┌──

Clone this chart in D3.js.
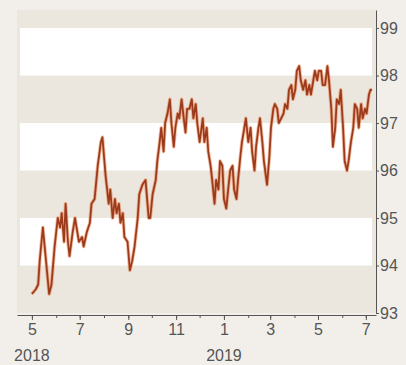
<!DOCTYPE html>
<html>
<head>
<meta charset="utf-8">
<script src="https://cdn.jsdelivr.net/npm/d3@7"></script>
<style>
  body { margin: 0; background: #f2efea; }
  text { font-family: "Liberation Sans", Arial, sans-serif; }
</style>
</head>
<body>
<script>
// days after 1 May 2018
var dayOffsets = [
  0, 5, 8, 10, 14, 18, 22, 25, 29, 33,
  36, 38, 41, 43, 46, 48, 52, 55, 57, 60,
  64, 66, 70, 74, 76, 80, 84, 88, 90, 94,
  98, 100, 103, 106, 108, 111, 113, 116, 118, 122,
  125, 128, 131, 135, 137, 141, 145, 149, 151, 154,
  158, 160, 163, 165, 168, 170, 173, 176, 178, 181,
  183, 186, 188, 191, 193, 196, 198, 201, 204, 206,
  209, 211, 214, 218, 220, 223, 225, 228, 230, 233,
  235, 238, 240, 243, 245, 248, 251, 253, 256, 258,
  261, 263, 266, 268, 271, 273, 276, 279, 281, 284,
  286, 289, 291, 294, 296, 300, 303, 305, 308, 310,
  313, 315, 318, 321, 323, 326, 328, 331, 333, 336,
  338, 341, 343, 346, 349, 351, 354, 356, 359, 361,
  364, 366, 369, 371, 374, 377, 379, 382, 384, 387,
  389, 392, 394, 397, 399, 402, 404, 407, 410, 412,
  415, 417, 420, 422, 425, 427, 430, 432, 434
];
var values = [
  93.4, 93.5, 93.6, 94.1, 94.8, 94.1, 93.4, 93.6, 94.4, 95.0,
  94.8, 95.1, 94.5, 95.3, 94.5, 94.2, 94.7, 95.0, 94.8, 94.5,
  94.6, 94.4, 94.7, 94.9, 95.3, 95.4, 96.1, 96.6, 96.7, 95.9,
  95.3, 95.6, 95.0, 95.4, 95.1, 95.3, 94.9, 95.1, 94.6, 94.5,
  93.9, 94.1, 94.4, 95.0, 95.5, 95.7, 95.8, 95.0, 95.0, 95.5,
  95.8, 96.2, 96.6, 96.9, 96.4, 97.0, 97.2, 97.5, 97.0, 96.5,
  96.9, 97.2, 97.1, 97.5, 97.2, 96.8, 97.3, 97.3, 97.5, 97.1,
  97.4, 97.0, 96.6, 97.1, 96.6, 96.9, 96.4, 96.1, 95.8, 95.3,
  95.8, 95.6, 96.2, 96.1, 95.4, 95.2, 95.7, 96.0, 96.1, 95.6,
  95.4, 95.8, 96.3, 96.6, 96.9, 97.1, 96.6, 96.9, 96.4, 96.0,
  96.5, 96.9, 97.1, 96.6, 96.2, 95.7, 96.3, 96.9, 97.3, 97.4,
  97.3, 97.0, 97.1, 97.2, 97.4, 97.3, 97.7, 97.8, 97.5, 97.7,
  98.1, 98.2, 97.9, 97.7, 97.9, 97.6, 97.8, 97.6, 97.9, 98.1,
  97.9, 98.1, 98.1, 97.8, 97.8, 98.2, 97.9, 97.3, 96.5, 96.9,
  97.5, 97.4, 97.7, 96.9, 96.2, 96.0, 96.2, 96.6, 96.9, 97.4,
  97.3, 96.9, 97.4, 97.1, 97.3, 97.2, 97.6, 97.7, 97.7
];
var yTicks = [93, 94, 95, 96, 97, 98, 99];
var bandRanges = [[94, 95], [96, 97], [98, 99]];
var monthTicks = ["2018-05-01", "2018-07-01", "2018-09-01", "2018-11-01",
                  "2019-01-01", "2019-03-01", "2019-05-01", "2019-07-01"];
var yearLabels = [["2018-05-01", "2018"], ["2019-01-01", "2019"]];

var parse = d3.timeParse("%Y-%m-%d");
var start = parse("2018-05-01");
var series = dayOffsets.map(function (d, i) {
  return { date: d3.timeDay.offset(start, d), value: values[i] };
});

var svg = d3.select("body").append("svg")
  .attr("width", 406)
  .attr("height", 365);

var x = d3.scaleTime()
  .domain([parse("2018-04-12"), parse("2019-07-14")])
  .range([17, 376]);

var y = d3.scaleLinear()
  .domain([93, 99.38])
  .range([313, 10]);

// plot background
svg.append("rect")
  .attr("x", 17).attr("y", y(99.38))
  .attr("width", 359).attr("height", y(93) - y(99.38))
  .attr("fill", "#ebe6de");

svg.selectAll("rect.band")
  .data(bandRanges)
  .enter().append("rect")
  .attr("class", "band")
  .attr("x", 20)
  .attr("y", function (d) { return y(d[1]); })
  .attr("width", 352)
  .attr("height", function (d) { return y(d[0]) - y(d[1]); })
  .attr("fill", "#ffffff");

// line
var line = d3.line()
  .x(function (d) { return x(d.date); })
  .y(function (d) { return y(d.value); });

svg.append("path")
  .datum(series)
  .attr("fill", "none")
  .attr("stroke", "#e8743a")
  .attr("stroke-opacity", 0.5)
  .attr("stroke-width", 3.5)
  .attr("stroke-linejoin", "round")
  .attr("d", line);

svg.append("path")
  .datum(series)
  .attr("fill", "none")
  .attr("stroke", "#9c3a1c")
  .attr("stroke-width", 1.8)
  .attr("stroke-linejoin", "round")
  .attr("d", line);

// right axis
var yAxis = svg.append("g")
  .attr("transform", "translate(376,0)")
  .call(d3.axisRight(y).tickValues(yTicks).tickSize(3).tickSizeOuter(0)
    .tickPadding(1).tickFormat(d3.format("d")));
yAxis.select(".domain").attr("stroke", "#555");
yAxis.selectAll(".tick line").attr("stroke", "#555");
yAxis.selectAll(".tick text")
  .attr("fill", "#555")
  .attr("font-size", 16)
  .attr("font-family", "Liberation Sans, Arial, sans-serif");

// bottom axis: minor monthly ticks, then labelled ones
var xMinor = svg.append("g")
  .attr("transform", "translate(0,315)")
  .call(d3.axisBottom(x).ticks(d3.timeMonth.every(1)).tickSize(3).tickSizeOuter(0).tickFormat(""));
xMinor.select(".domain").attr("stroke", "#555");
xMinor.selectAll(".tick line").attr("stroke", "#555");

var xAxis = svg.append("g")
  .attr("transform", "translate(0,315)")
  .call(d3.axisBottom(x)
    .tickValues(monthTicks.map(parse))
    .tickSize(5)
    .tickPadding(4)
    .tickFormat(function (d) { return d.getMonth() + 1; }));
xAxis.select(".domain").remove();
xAxis.selectAll(".tick line").attr("stroke", "#555");
xAxis.selectAll(".tick text")
  .attr("fill", "#555")
  .attr("font-size", 16)
  .attr("font-family", "Liberation Sans, Arial, sans-serif");

svg.selectAll("text.year")
  .data(yearLabels)
  .enter().append("text")
  .attr("class", "year")
  .attr("x", function (d) { return x(parse(d[0])); })
  .attr("y", 361)
  .attr("text-anchor", "middle")
  .attr("fill", "#555")
  .attr("font-size", 16)
  .text(function (d) { return d[1]; });
</script>
</body>
</html>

└──

◆ CHALLENGE: Pictures in the data above should not be copied; transcribe everything else exactly.

◆ RIGHT ANSWER:
Clone this chart in D3.js.
<!DOCTYPE html>
<html>
<head>
<meta charset="utf-8">
<script src="https://cdn.jsdelivr.net/npm/d3@7"></script>
<style>
  body { margin: 0; background: #f2efea; }
  text { font-family: "Liberation Sans", Arial, sans-serif; }
</style>
</head>
<body>
<script>
// days after 1 May 2018
var dayOffsets = [
  0, 5, 8, 10, 14, 18, 22, 25, 29, 33,
  36, 38, 41, 43, 46, 48, 52, 55, 57, 60,
  64, 66, 70, 74, 76, 80, 84, 88, 90, 94,
  98, 100, 103, 106, 108, 111, 113, 116, 118, 122,
  125, 128, 131, 135, 137, 141, 145, 149, 151, 154,
  158, 160, 163, 165, 168, 170, 173, 176, 178, 181,
  183, 186, 188, 191, 193, 196, 198, 201, 204, 206,
  209, 211, 214, 218, 220, 223, 225, 228, 230, 233,
  235, 238, 240, 243, 245, 248, 251, 253, 256, 258,
  261, 263, 266, 268, 271, 273, 276, 279, 281, 284,
  286, 289, 291, 294, 296, 300, 303, 305, 308, 310,
  313, 315, 318, 321, 323, 326, 328, 331, 333, 336,
  338, 341, 343, 346, 349, 351, 354, 356, 359, 361,
  364, 366, 369, 371, 374, 377, 379, 382, 384, 387,
  389, 392, 394, 397, 399, 402, 404, 407, 410, 412,
  415, 417, 420, 422, 425, 427, 430, 432, 434
];
var values = [
  93.4, 93.5, 93.6, 94.1, 94.8, 94.1, 93.4, 93.6, 94.4, 95.0,
  94.8, 95.1, 94.5, 95.3, 94.5, 94.2, 94.7, 95.0, 94.8, 94.5,
  94.6, 94.4, 94.7, 94.9, 95.3, 95.4, 96.1, 96.6, 96.7, 95.9,
  95.3, 95.6, 95.0, 95.4, 95.1, 95.3, 94.9, 95.1, 94.6, 94.5,
  93.9, 94.1, 94.4, 95.0, 95.5, 95.7, 95.8, 95.0, 95.0, 95.5,
  95.8, 96.2, 96.6, 96.9, 96.4, 97.0, 97.2, 97.5, 97.0, 96.5,
  96.9, 97.2, 97.1, 97.5, 97.2, 96.8, 97.3, 97.3, 97.5, 97.1,
  97.4, 97.0, 96.6, 97.1, 96.6, 96.9, 96.4, 96.1, 95.8, 95.3,
  95.8, 95.6, 96.2, 96.1, 95.4, 95.2, 95.7, 96.0, 96.1, 95.6,
  95.4, 95.8, 96.3, 96.6, 96.9, 97.1, 96.6, 96.9, 96.4, 96.0,
  96.5, 96.9, 97.1, 96.6, 96.2, 95.7, 96.3, 96.9, 97.3, 97.4,
  97.3, 97.0, 97.1, 97.2, 97.4, 97.3, 97.7, 97.8, 97.5, 97.7,
  98.1, 98.2, 97.9, 97.7, 97.9, 97.6, 97.8, 97.6, 97.9, 98.1,
  97.9, 98.1, 98.1, 97.8, 97.8, 98.2, 97.9, 97.3, 96.5, 96.9,
  97.5, 97.4, 97.7, 96.9, 96.2, 96.0, 96.2, 96.6, 96.9, 97.4,
  97.3, 96.9, 97.4, 97.1, 97.3, 97.2, 97.6, 97.7, 97.7
];
var yTicks = [93, 94, 95, 96, 97, 98, 99];
var bandRanges = [[94, 95], [96, 97], [98, 99]];
var monthTicks = ["2018-05-01", "2018-07-01", "2018-09-01", "2018-11-01",
                  "2019-01-01", "2019-03-01", "2019-05-01", "2019-07-01"];
var yearLabels = [["2018-05-01", "2018"], ["2019-01-01", "2019"]];

var parse = d3.timeParse("%Y-%m-%d");
var start = parse("2018-05-01");
var series = dayOffsets.map(function (d, i) {
  return { date: d3.timeDay.offset(start, d), value: values[i] };
});

var svg = d3.select("body").append("svg")
  .attr("width", 406)
  .attr("height", 365);

var x = d3.scaleTime()
  .domain([parse("2018-04-12"), parse("2019-07-14")])
  .range([17, 376]);

var y = d3.scaleLinear()
  .domain([93, 99.38])
  .range([313, 10]);

// plot background
svg.append("rect")
  .attr("x", 17).attr("y", y(99.38))
  .attr("width", 359).attr("height", y(93) - y(99.38))
  .attr("fill", "#ebe6de");

svg.selectAll("rect.band")
  .data(bandRanges)
  .enter().append("rect")
  .attr("class", "band")
  .attr("x", 20)
  .attr("y", function (d) { return y(d[1]); })
  .attr("width", 352)
  .attr("height", function (d) { return y(d[0]) - y(d[1]); })
  .attr("fill", "#ffffff");

// line
var line = d3.line()
  .x(function (d) { return x(d.date); })
  .y(function (d) { return y(d.value); });

svg.append("path")
  .datum(series)
  .attr("fill", "none")
  .attr("stroke", "#e8743a")
  .attr("stroke-opacity", 0.5)
  .attr("stroke-width", 3.5)
  .attr("stroke-linejoin", "round")
  .attr("d", line);

svg.append("path")
  .datum(series)
  .attr("fill", "none")
  .attr("stroke", "#9c3a1c")
  .attr("stroke-width", 1.8)
  .attr("stroke-linejoin", "round")
  .attr("d", line);

// right axis
var yAxis = svg.append("g")
  .attr("transform", "translate(376,0)")
  .call(d3.axisRight(y).tickValues(yTicks).tickSize(3).tickSizeOuter(0)
    .tickPadding(1).tickFormat(d3.format("d")));
yAxis.select(".domain").attr("stroke", "#555");
yAxis.selectAll(".tick line").attr("stroke", "#555");
yAxis.selectAll(".tick text")
  .attr("fill", "#555")
  .attr("font-size", 16)
  .attr("font-family", "Liberation Sans, Arial, sans-serif");

// bottom axis: minor monthly ticks, then labelled ones
var xMinor = svg.append("g")
  .attr("transform", "translate(0,315)")
  .call(d3.axisBottom(x).ticks(d3.timeMonth.every(1)).tickSize(3).tickSizeOuter(0).tickFormat(""));
xMinor.select(".domain").attr("stroke", "#555");
xMinor.selectAll(".tick line").attr("stroke", "#555");

var xAxis = svg.append("g")
  .attr("transform", "translate(0,315)")
  .call(d3.axisBottom(x)
    .tickValues(monthTicks.map(parse))
    .tickSize(5)
    .tickPadding(4)
    .tickFormat(function (d) { return d.getMonth() + 1; }));
xAxis.select(".domain").remove();
xAxis.selectAll(".tick line").attr("stroke", "#555");
xAxis.selectAll(".tick text")
  .attr("fill", "#555")
  .attr("font-size", 16)
  .attr("font-family", "Liberation Sans, Arial, sans-serif");

svg.selectAll("text.year")
  .data(yearLabels)
  .enter().append("text")
  .attr("class", "year")
  .attr("x", function (d) { return x(parse(d[0])); })
  .attr("y", 361)
  .attr("text-anchor", "middle")
  .attr("fill", "#555")
  .attr("font-size", 16)
  .text(function (d) { return d[1]; });
</script>
</body>
</html>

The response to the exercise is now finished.